Did we earn this position? No. Of those born in the United States, almost all will be in the world’s richest 20%, and control more than 80% of the world's income. This is in large part because they were lucky to be born in the right place. Money is thus distributed both unequally and unfairly around the world. We tend not to notice the unfairness, but for those born into countries where hard work gives only a tiny fraction of our rewards, this injustice is painfully apparent.

The claim here is that because we were born into a wealthy nation, the fact that we have wealth is unfair. The obvious moral conclusion following from that claim is that those with more wealth have a moral duty to (as Obama has put it) “spread the wealth around.” The charity states that, to serve the poor, “we must be prepared to make some real sacrifice.”

The charity calls on people to give a minimum of 10 percent of their wealth to the “developing world,” but that, implies the charity, is the level for the morally weak. The ideal is for you to “work out the smallest amount of money that you can realistically live on, and to give away everything above that level.”

Although the charity claims that giving as much as you “realistically” can will give you a “warm glow,” in fact the altruistic morality at the heart of the charity is a demand for perpetual guilt and self-sacrifice. The charity’s handy calculator reveals that if, as a single person, you earn $50,000 per year, you make “43 times that of the typical person.” So, by the charity’s own stated standards, until you give away 97.7 percent of your income, you are committing the injustice of inequality by having more wealth than others.

A key fallacy committed by Giving What We Can is to strip justice out of the context that gives rise to the concept. (Ayn Rand called this the “stolen concept fallacy.”) Justice means giving to others their due; it pertains to such things as recognizing the virtues of our friends and associates, paying our trading partners the agreed price, and punishing criminals for wrongdoing. If one individual—or most individuals in a given nation—produce enormous wealth, they do not thereby commit an injustice; rather, they commit an act of virtue: Wealth is a requirement of human life. The idea their virtuous production implies a duty to share their wealth with those who have not produced it is an unfounded, senseless assertion.

A given individual may have good reasons for contributing money to a charity, not as a matter of self-sacrifice but as a matter of self-interest. If a person self-interestedly wants to give to charity and can afford to do so, then giving it does not constitute a personal sacrifice. In such a case, the charity supports his values; thus, the charitable contribution is morally appropriate.
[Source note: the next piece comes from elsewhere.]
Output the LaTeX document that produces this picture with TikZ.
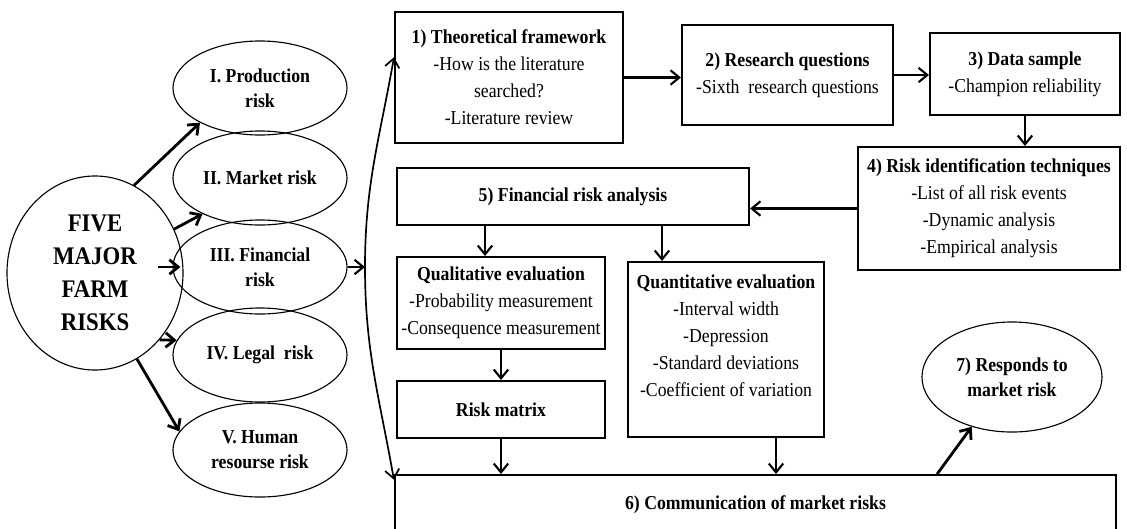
\documentclass[tikz,border=0pt]{standalone}
\usepackage{fontspec}
\setmainfont{Liberation Serif}[FakeStretch=0.9]
\usepackage{tikz}
\usetikzlibrary{arrows.meta,positioning,shapes.geometric}

\begin{document}
\begin{tikzpicture}[
  x=0.025cm, y=-0.025cm,
  stage/.style={draw, line width=1.4pt, inner sep=2pt, align=center,
    font=\fontsize{14}{19.2}\selectfont},
  risk/.style={draw, ellipse, line width=0.8pt, inner sep=0pt, align=center,
    minimum width=4.35cm, minimum height=2.35cm,
    font=\fontsize{14}{18}\selectfont\bfseries},
  arr/.style={-{Straight Barb[length=2.2mm,width=3.6mm]}, line width=1.5pt},
  spoke/.style={arr, line width=2pt}
]
\useasboundingbox (0,0) rectangle (1127,528);

% five farm risks
\node[draw, ellipse, line width=0.8pt, minimum width=4.4cm, minimum height=4.85cm,
  inner sep=0pt, align=center, font=\fontsize{18}{23.5}\selectfont\bfseries]
  (five) at (95,273) {FIVE\\MAJOR\\FARM\\RISKS};
\node[risk] (prod) at (260,88) {I. Production\\risk};
\node[risk] (mkt) at (260,178) {II. Market risk};
\node[risk] (fin) at (260,267) {III. Financial\\risk};
\node[risk] (legal) at (260,355) {IV. Legal\ \ risk};
\node[risk] (hum) at (260,450) {V. Human\\resourse risk};

% research steps
\node[stage, minimum width=5.7cm, minimum height=3.275cm] (theo) at (509,77.5)
  {\textbf{1) Theoretical framework}\\-How is the literature\\searched?\\-Literature review};
\node[stage, minimum width=5.275cm, minimum height=2.5cm] (rq) at (787.5,75)
  {\textbf{2) Research questions}\\-Sixth\ \ research questions};
\node[stage, minimum width=4.75cm, minimum height=2.05cm] (data) at (1025,74)
  {\textbf{3) Data sample}\\-Champion reliability};
\node[stage, minimum width=6.55cm, minimum height=3.075cm] (ident) at (989,208.5)
  {\textbf{4) Risk identification techniques}\\-List of all risk events\\-Dynamic analysis\\-Empirical analysis};
\node[stage, minimum width=8.8cm, minimum height=1.425cm] (fra) at (573,196.5)
  {\textbf{5) Financial risk analysis}};
\node[stage, minimum width=5.2cm, minimum height=2.3cm] (qual) at (501,303)
  {\textbf{Qualitative evaluation}\\-Probability measurement\\-Consequence measurement};
\node[stage, minimum width=4.9cm, minimum height=4.375cm, text depth=0.7cm] (quant) at (726,349.5)
  {\textbf{Quantitative evaluation}\\-Interval width\\-Depression\\-Standard deviations\\-Coefficient of variation};
\node[stage, minimum width=5.2cm, minimum height=1.425cm] (matrix) at (501,409.5)
  {\textbf{Risk matrix}};
\node[stage, minimum width=18.025cm, minimum height=1.5cm] (comm) at (755.5,505)
  {\textbf{6) Communication of market risks}};
\node[risk, minimum width=4.5cm, minimum height=2.75cm] (resp) at (1012,377)
  {7) Responds to\\market risk};

\coordinate (hub) at (365,267);

\draw[spoke] (five.66) -- (prod.210);
\draw[spoke] (five.29) -- (mkt.212);
\draw[spoke] ([xshift=-0.35cm]fin.west) -- ([xshift=0.2cm]fin.west);
\draw[spoke] (five.-46) -- (legal.170);
\draw[spoke] (five.-64) -- (hum.167);

\draw[arr] (fin.east) -- (hub);
\draw[arr, line width=1.2pt] (hub) to[out=90, in=-100] (theo.170);
\draw[arr, line width=1.2pt] (hub) to[out=-90, in=100] (comm.176);

\draw[arr] (theo.east) -- (theo.east -| rq.west);
\draw[arr] (rq.east) -- (rq.east -| data.west);
\draw[arr] (data.south) -- (data.south |- ident.north);
\draw[arr] (ident.west) -- (ident.west -| fra.east);
\draw[arr] ([xshift=-0.4cm]qual.north |- fra.south) -- ([xshift=-0.4cm]qual.north);
\draw[arr] ([xshift=-1.6cm]quant.north |- fra.south) -- ([xshift=-1.6cm]quant.north);
\draw[arr] (qual.south) -- (matrix.north);
\draw[arr] (matrix.south) -- (matrix.south |- comm.north);
\draw[arr] ([xshift=1.25cm]quant.south) -- ([xshift=1.25cm]quant.south |- comm.north);
\draw[spoke] ([xshift=4.54cm]comm.north) -- (resp.231);
\end{tikzpicture}
\end{document}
Regarding the most impoverished regions of the earth, the fundamental problem there is not a lack of wealth redistribution. Invariably the main problem is the lack of any kind of stable, rights-respecting government. Although handouts may help some of the world’s poor in the short run, what the oppressed poor really need is the creation of governments that respect their rights, which would foster economic development and attract foreign investment by profit-seeking businesses. Self-sacrificially redistributing wealth might give committed altruists a perverse “warm glow,” but it is immoral, and it does nothing to improve the long-term prospects of the poor.

It is true that those born in America are the cultural and economic heirs of philosophers, statesmen, and industrialists such as John Locke, Thomas Jefferson, and J. D. Rockefeller—whose ideas and innovations led to the creation of enormous wealth across America. We should neither feel guilty about that nor apologize for our wealth. We should instead encourage people of other nations to establish rights-respecting governments, which will in turn give rise to economic prosperity.

Fundamentally, the world’s poor need to throw off the morality of altruism—the morality of self-sacrifice and unearned guilt—and embrace the morality of rational self-interest—the morality of self-esteem and the proud pursuit of one’s values. And if people in wealthy, industrialized countries wish to help the poor do that, the best thing we can do is understand this truth ourselves and advocate it.